Why are some people opposed to new crypto legislation like FIT21?
Opponents argue that existing securities laws already provide adequate flexibility through principles-based tests like Howey. They contend new legislation creates regulatory arbitrage opportunities, potentially reduces investor protections, and may unnecessarily complicate the regulatory landscape without addressing core issues.
What protections do ICO investors currently have?
ICOs typically provide fewer investor protections than traditional securities offerings. Investors generally lack voting rights, anti-dilution protections, and liquidity preferences. Securities laws primarily protect against fraud and ensure disclosure rather than guaranteeing investment success or protecting against poor due diligence.
Can blockchain projects avoid securities classification?

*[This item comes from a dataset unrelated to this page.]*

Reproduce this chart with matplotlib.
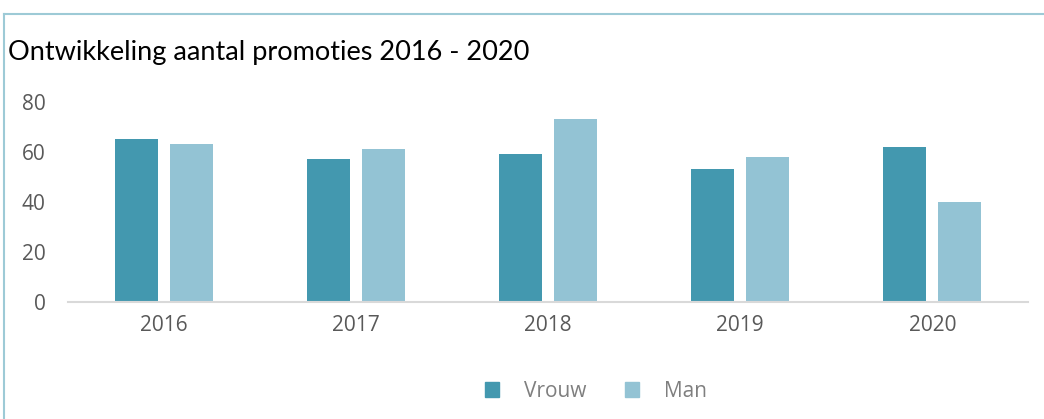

Some projects may qualify for existing exemptions such as private placements to accredited investors under Regulation D or Section 4(a)(2). The evolving regulatory landscape may create additional pathways, but compliance with applicable regulations remains essential regardless of classification.
Conclusion
The regulation of digital assets continues to evolve through court decisions, administrative actions, and legislative proposals. While the Ripple case provided important clarifications regarding different types of token transactions, comprehensive regulatory frameworks like FIT21 remain controversial.
The core tension lies between accommodating innovation and ensuring investor protection. Existing securities laws offer flexible, principles-based approaches that can adapt to new technologies, but industry participants often seek greater certainty through explicit statutory frameworks.
As the digital asset ecosystem matures, regulatory approaches will likely continue to develop through a combination of judicial interpretation, administrative guidance, and potentially legislative action. Market participants should stay informed about these developments and ensure compliance with applicable regulations regardless of how assets are classified.